Learn how to use Porter’s Five Forces to evaluate the competitive forces in your industry and develop a winning business strategy

Are you looking to gain a competitive edge in your industry? One tool that can help you analyse the competitive forces in your market is Porter’s Five Forces.

Developed by Harvard Business School professor Michael Porter in the 1980s, Porter’s Five Forces is a framework used to evaluate the intensity of competition in an industry and the potential for profitability.

By understanding the five forces, businesses can identify the key drivers of competition and make informed decisions about positioning themselves in the market.

In this comprehensive guide, we’ll cover the basics of Porter’s Five Forces and how you can use them to analyse the competitive forces in your industry.

By the end of this article, you’ll have a solid understanding of the five forces and how to use them to develop a winning business strategy.

Threat Of New Entrants

One of the forces that can affect the intensity of competition in an industry is the threat of new entrants. New entrants can disrupt existing competitors by offering new products or services, entering the market with lower prices, or utilising innovative business models.

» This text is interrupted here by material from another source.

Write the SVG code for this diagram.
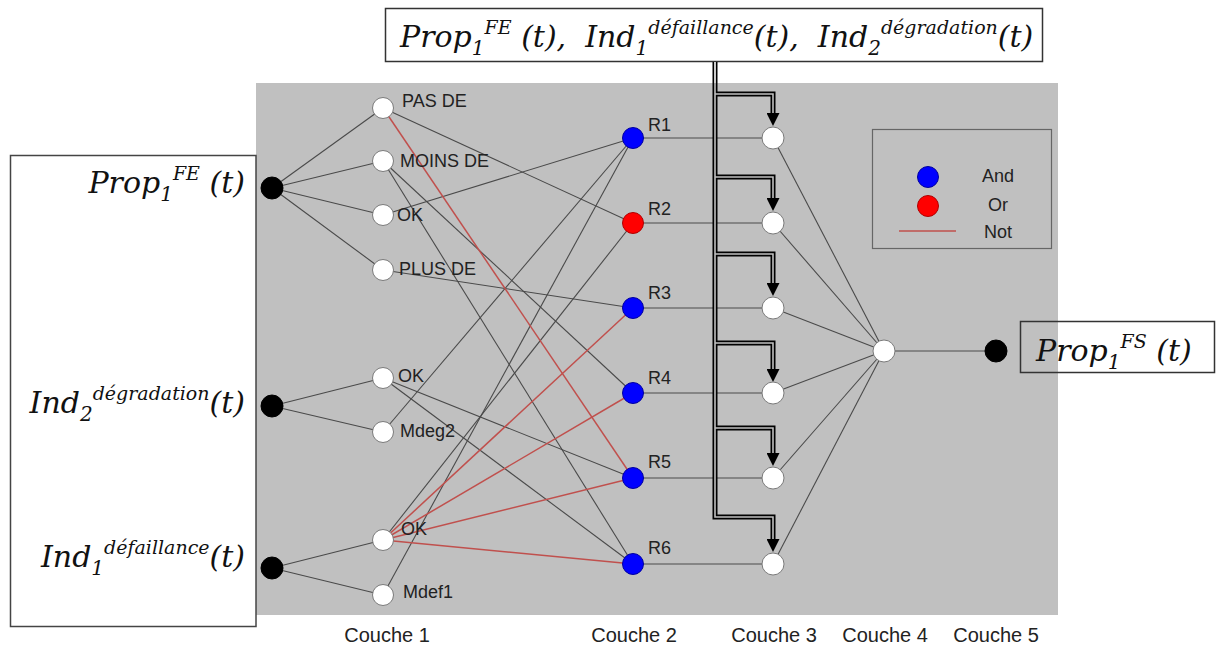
<svg xmlns="http://www.w3.org/2000/svg" width="1216" height="649" viewBox="0 0 1216 649">
<defs>
<style>
.big{font-family:"DejaVu Serif","Liberation Serif",serif;font-style:italic;font-size:30px;fill:#111}
.sub{font-size:20px}
.sup{font-size:19px}
.lbl{font-family:"Liberation Sans",Arial,sans-serif;font-size:18px;fill:#222}
.cou{font-family:"Liberation Sans",Arial,sans-serif;font-size:20px;fill:#222;text-anchor:middle}
.c{stroke:#4a4a4a;stroke-width:1.1;fill:none}
.n{stroke:#c0504d;stroke-width:1.5;fill:none}
.wn{fill:#fff;stroke:#7a7a7a;stroke-width:1}
.bn{fill:#000;stroke:#000;stroke-width:1}
.and{fill:#0000ff;stroke:#0000a0;stroke-width:1}
.or{fill:#ff0000;stroke:#b00000;stroke-width:1}
.busO{stroke:#000;stroke-width:5;fill:none}
.busI{stroke:#c0c0c0;stroke-width:1.6;fill:none}
</style>
<marker id="ah" viewBox="0 0 12 12" markerWidth="13" markerHeight="13" markerUnits="userSpaceOnUse" refX="0" refY="6" orient="auto">
<path d="M0,0 L12,6 L0,12 z" fill="#000"/>
</marker>
</defs>
<rect width="1216" height="649" fill="#fff"/>
<rect id="panel" x="256" y="83" width="802" height="532" fill="#c0c0c0"/>

<g id="left-box">
<rect x="10.5" y="155.5" width="245.5" height="471" fill="#fff" stroke="#444" stroke-width="1.5"/>
<text class="big" x="245" y="193" text-anchor="end">Prop<tspan class="sub" dy="8">1</tspan><tspan class="sup" dy="-21">FE</tspan><tspan dy="13"> (t)</tspan></text>
<text class="big" x="245" y="413" text-anchor="end">Ind<tspan class="sub" dy="8">2</tspan><tspan class="sup" dy="-21">dégradation</tspan><tspan dy="13">(t)</tspan></text>
<text class="big" x="245" y="567" text-anchor="end">Ind<tspan class="sub" dy="8">1</tspan><tspan class="sup" dy="-21">défaillance</tspan><tspan dy="13">(t)</tspan></text>
</g>

<g id="top-box">
<rect x="385.5" y="8.5" width="657" height="53" fill="#fff" stroke="#333" stroke-width="1.5"/>
<text class="big" x="400" y="47">Prop<tspan class="sub" dy="8">1</tspan><tspan class="sup" dy="-21">FE</tspan><tspan dy="13"> (t),&#160; Ind</tspan><tspan class="sub" dy="8">1</tspan><tspan class="sup" dy="-21">défaillance</tspan><tspan dy="13">(t),&#160; Ind</tspan><tspan class="sub" dy="8">2</tspan><tspan class="sup" dy="-21">dégradation</tspan><tspan dy="13">(t)</tspan></text>
</g>

<g id="connectors">
<line class="c" x1="272" y1="188" x2="383" y2="108"/>
<line class="c" x1="272" y1="188" x2="383" y2="161"/>
<line class="c" x1="272" y1="188" x2="383" y2="215"/>
<line class="c" x1="272" y1="188" x2="383" y2="270"/>
<line class="c" x1="272" y1="406" x2="383" y2="378"/>
<line class="c" x1="272" y1="406" x2="383" y2="432"/>
<line class="c" x1="272" y1="568" x2="383" y2="540"/>
<line class="c" x1="272" y1="568" x2="383" y2="595"/>
<line class="c" x1="383" y1="108" x2="633" y2="223"/>
<line class="c" x1="383" y1="161" x2="633" y2="393"/>
<line class="c" x1="383" y1="161" x2="633" y2="564"/>
<line class="c" x1="383" y1="215" x2="633" y2="138"/>
<line class="c" x1="383" y1="270" x2="633" y2="308"/>
<line class="c" x1="383" y1="378" x2="633" y2="478"/>
<line class="c" x1="383" y1="378" x2="633" y2="564"/>
<line class="c" x1="383" y1="432" x2="633" y2="138"/>
<line class="c" x1="383" y1="540" x2="633" y2="223"/>
<line class="c" x1="383" y1="595" x2="633" y2="138"/>
<line class="n" x1="383" y1="108" x2="633" y2="478"/>
<line class="n" x1="383" y1="540" x2="633" y2="308"/>
<line class="n" x1="383" y1="540" x2="633" y2="393"/>
<line class="n" x1="383" y1="540" x2="633" y2="478"/>
<line class="n" x1="383" y1="540" x2="633" y2="564"/>
<line class="c" x1="633" y1="138" x2="773" y2="138"/>
<line class="c" x1="633" y1="223" x2="773" y2="223"/>
<line class="c" x1="633" y1="308" x2="773" y2="308"/>
<line class="c" x1="633" y1="393" x2="773" y2="393"/>
<line class="c" x1="633" y1="478" x2="773" y2="478"/>
<line class="c" x1="633" y1="564" x2="773" y2="564"/>
<line class="c" x1="773" y1="138" x2="884" y2="351"/>
<line class="c" x1="773" y1="223" x2="884" y2="351"/>
<line class="c" x1="773" y1="308" x2="884" y2="351"/>
<line class="c" x1="773" y1="393" x2="884" y2="351"/>
<line class="c" x1="773" y1="478" x2="884" y2="351"/>
<line class="c" x1="773" y1="564" x2="884" y2="351"/>
<line class="c" x1="884" y1="351" x2="996" y2="351"/>
<g class="busO">
<path d="M715,62 V517 H773 V539" marker-end="url(#ah)"/>
<path d="M715,94 H773 V113" marker-end="url(#ah)"/>
<path d="M715,177 H773 V198" marker-end="url(#ah)"/>
<path d="M715,254 H773 V283" marker-end="url(#ah)"/>
<path d="M715,343 H773 V369" marker-end="url(#ah)"/>
<path d="M715,428 H773 V453" marker-end="url(#ah)"/>
</g>
<g class="busI">
<path d="M715,62 V83" stroke="#fff"/>
<path d="M715,83 V517 H773 V539"/>
<path d="M715,94 H773 V113"/>
<path d="M715,177 H773 V198"/>
<path d="M715,254 H773 V283"/>
<path d="M715,343 H773 V369"/>
<path d="M715,428 H773 V453"/>
</g>
</g>

<g id="inputs">
<circle class="bn" cx="272" cy="188" r="11"/>
<circle class="bn" cx="272" cy="406" r="11"/>
<circle class="bn" cx="272" cy="568" r="11"/>
</g>

<g id="layer1">
<g id="n-pasde"><circle class="wn" cx="383" cy="108" r="10.5"/><text class="lbl" x="402" y="107">PAS DE</text></g>
<g id="n-moinsde"><circle class="wn" cx="383" cy="161" r="10.5"/><text class="lbl" x="400" y="167">MOINS DE</text></g>
<g id="n-ok1"><circle class="wn" cx="383" cy="215" r="10.5"/><text class="lbl" x="397" y="221">OK</text></g>
<g id="n-plusde"><circle class="wn" cx="383" cy="270" r="10.5"/><text class="lbl" x="399" y="275">PLUS DE</text></g>
<g id="n-ok2"><circle class="wn" cx="383" cy="378" r="10.5"/><text class="lbl" x="398" y="382">OK</text></g>
<g id="n-mdeg2"><circle class="wn" cx="383" cy="432" r="10.5"/><text class="lbl" x="400" y="437">Mdeg2</text></g>
<g id="n-ok3"><circle class="wn" cx="383" cy="540" r="10.5"/><text class="lbl" x="401" y="535">OK</text></g>
<g id="n-mdef1"><circle class="wn" cx="383" cy="595" r="10.5"/><text class="lbl" x="403" y="598">Mdef1</text></g>
</g>

<g id="layer2">
<g id="r1"><circle class="and" cx="633" cy="138" r="10.5"/><text class="lbl" x="648" y="131">R1</text></g>
<g id="r2"><circle class="or" cx="633" cy="223" r="10.5"/><text class="lbl" x="648" y="215">R2</text></g>
<g id="r3"><circle class="and" cx="633" cy="308" r="10.5"/><text class="lbl" x="648" y="299">R3</text></g>
<g id="r4"><circle class="and" cx="633" cy="393" r="10.5"/><text class="lbl" x="648" y="384">R4</text></g>
<g id="r5"><circle class="and" cx="633" cy="478" r="10.5"/><text class="lbl" x="648" y="468">R5</text></g>
<g id="r6"><circle class="and" cx="633" cy="564" r="10.5"/><text class="lbl" x="648" y="554">R6</text></g>
</g>

<g id="layer3">
<circle class="wn" cx="773" cy="138" r="11"/>
<circle class="wn" cx="773" cy="223" r="11"/>
<circle class="wn" cx="773" cy="308" r="11"/>
<circle class="wn" cx="773" cy="393" r="11"/>
<circle class="wn" cx="773" cy="478" r="11"/>
<circle class="wn" cx="773" cy="564" r="11"/>
</g>

<g id="layer4"><circle class="wn" cx="884" cy="351" r="11"/></g>

<g id="output">
<circle class="bn" cx="996" cy="351" r="11"/>
<rect x="1020.5" y="321.5" width="194" height="51" fill="none" stroke="#333" stroke-width="1.5"/>
<text class="big" x="1036" y="361">Prop<tspan class="sub" dy="8">1</tspan><tspan class="sup" dy="-21">FS</tspan><tspan dy="13"> (t)</tspan></text>
</g>

<g id="legend">
<rect x="872.5" y="129.5" width="179" height="119" fill="none" stroke="#666" stroke-width="1.2"/>
<circle class="and" cx="928" cy="177" r="10.5"/>
<circle class="or" cx="928" cy="206" r="10.5"/>
<line class="n" x1="899" y1="231" x2="956" y2="231"/>
<text class="lbl" x="998" y="182" text-anchor="middle">And</text>
<text class="lbl" x="998" y="211" text-anchor="middle">Or</text>
<text class="lbl" x="998" y="238" text-anchor="middle">Not</text>
</g>

<g id="layers">
<text class="cou" x="387" y="642">Couche 1</text>
<text class="cou" x="634" y="642">Couche 2</text>
<text class="cou" x="774" y="642">Couche 3</text>
<text class="cou" x="885" y="642">Couche 4</text>
<text class="cou" x="996" y="642">Couche 5</text>
</g>
</svg>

This can increase competition and pressure existing firms to adapt or lower their prices.

Several factors can make it difficult for new entrants to enter and compete successfully with established firms. These include:

  • High barriers to entry: Some industries have high barriers to entry that make it difficult for new firms to enter the market. These barriers include regulatory barriers, such as licensing requirements or strict regulations, and economic barriers, such as high upfront costs or the need for specialised equipment or technology.
  • Strong brand recognition: Established firms often have strong brand recognition and loyalty among customers, making it difficult for new entrants to gain a foothold in the market.
  • Economies of scale: Firms that have already achieved economies of scale – the cost advantages that come with producing at a large scale – may have a cost advantage over new entrants, making it difficult for new firms to compete on price.

Threat Of Substitutes

Another force to consider when analysing the intensity of competition in an industry is the threat of substitutes. Substitutes are products or services used in place of a particular product or service. For example, bottled water is a substitute for tap water, and streaming services are a substitute for cable television.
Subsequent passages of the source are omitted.